Two UBC students are working to show that age isn’t necessarily a setback when it comes to political involvement.
Joey Doyle and David Stall are running in the upcoming BC provincial elections under Your Political Party (YPP) — a party that is founded on the three pillars of open government, sustainability and collaboration.
Doyle, a second-year student at UBC’s Allard School of Law, is running in this year’s provincial elections for the Vancouver-Fairview riding.
“I’m running to try and get the message out there that it’s possible to do things differently,” said Doyle after expressing discontent with BC’s current political state. “We can be more inclusive in our government and [we can] allow people to have meaningful input into decisions that will affect their lives.”
YPP requires that each of its candidates sign a contract outlining their promises to their constituents. Some of Doyle’s platform-specific promises include his promise to work towards increasing funding for legal aid services as well as his promise to not vote in favour of the expansion of the Kinder Morgan pipeline.
“The environment is definitely something that is on the forefront of people’s minds, especially students, because it’s an issue that affects everyone,” said Doyle.
As a young person, Doyle thinks he will fulfill a need for a fresh perspective and innovative ideas that will challenge the status quo.
“[The government] is not something that should be run by a bunch of people who have spent their whole life in the political system,” said Doyle.
Stall, a fourth-year political science student, is running for the Vancouver-Point Grey riding — but has not yet officially registered (he has until April 18 to do so). He echoed Doyle’s sentiment as he stated that “having younger people run encourages people to not be apathetic and to take charge of their own lives.”
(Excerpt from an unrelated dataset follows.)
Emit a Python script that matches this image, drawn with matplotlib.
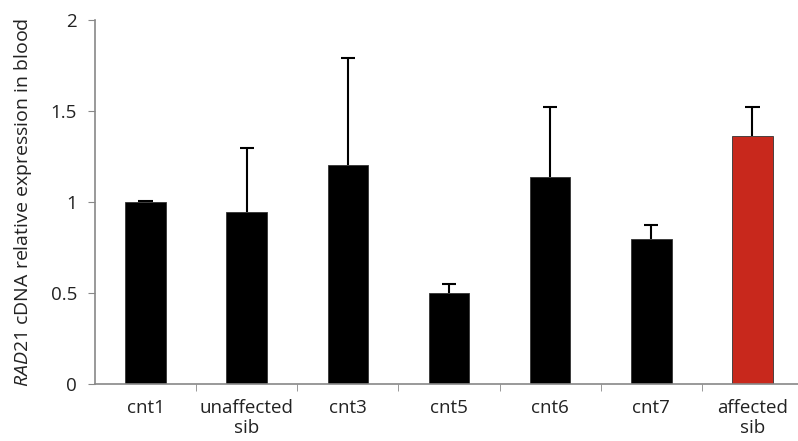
import matplotlib.pyplot as plt
import numpy as np

plt.rcParams['font.family'] = ['Open Sans', 'DejaVu Sans']
plt.rcParams['mathtext.fontset'] = 'custom'
plt.rcParams['mathtext.it'] = 'Open Sans:italic'
plt.rcParams['mathtext.rm'] = 'Open Sans'

# data
labels = ["cnt1", "unaffected\nsib", "cnt3", "cnt5", "cnt6", "cnt7", "affected\nsib"]
values = [1.00, 0.947, 1.203, 0.502, 1.139, 0.795, 1.363]
err_up = [0.005, 0.348, 0.587, 0.047, 0.381, 0.079, 0.157]
colors = ["black"] * 6 + ["#c8281c"]

fig = plt.figure(figsize=(7.98, 4.41), dpi=100)
ax = fig.add_axes([0.119, 0.129, 0.881, 0.826])

x = np.arange(len(labels))
vals = np.array(values)
tops = vals + np.array(err_up)
# only the upper half of each error bar
ax.vlines(x, vals, tops, color="black", linewidth=1.5, zorder=1)
ax.hlines(tops, x - 0.07, x + 0.07, color="black", linewidth=1.5, zorder=1)
ax.bar(x, values, width=0.4, color=colors, edgecolor="#333333", linewidth=0.6, zorder=2)

ax.set_ylim(0, 2)
ax.set_xlim(-0.5, 6.45)
ax.set_yticks([0, 0.5, 1, 1.5, 2])
ax.set_yticklabels(["0", "0.5", "1", "1.5", "2"])
ax.set_xticks(x)
ax.set_xticklabels(labels, fontsize=13.5, linespacing=1.15, color="#222222")
ax.set_xticks(np.arange(0.5, 6.5, 1), minor=True)
ax.tick_params(axis="x", which="major", length=0, pad=11)
ax.tick_params(axis="x", which="minor", length=5, color="#888888", direction="out")
ax.tick_params(axis="y", length=5, color="#888888", labelsize=13.5, labelcolor="#222222", pad=8)

for s in ["top", "right"]:
    ax.spines[s].set_visible(False)
ax.spines["left"].set_color("#888888")
ax.spines["bottom"].set_color("#888888")
ax.spines["left"].set_linewidth(1.2)
ax.spines["bottom"].set_linewidth(1.2)

ax.set_ylabel(r"$\mathit{RAD21}$ cDNA relative expression in blood", fontsize=14,
              color="#222222", labelpad=12)

fig.savefig("out.png", dpi=100)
Although Stall’s promises have not yet been published on the YPP website, he noted that beyond outreach and political transparency, his platform includes objectives such as “bridging the gaps between the worlds of academia and the worlds of government.”
Stall’s motivations for running in this provincial election include wanting to see a “truly competitive election” and contributing positively to the national perception of democracy, as it is “called into question as a national order.”
Using this year’s “appalling” 20 per cent voter turnout in this year’s AMS election as an example, Stall emphasized the currently low rates of youth participation.
“I think that when people think about politics, they tend to see relatively overweight white guys talking about their 401k and not the effects of their decisions on everyday citizens,” said Stall.
“People need to be involved.”
This article has been updated to clarify that David Stall still needs to register as an official candidate.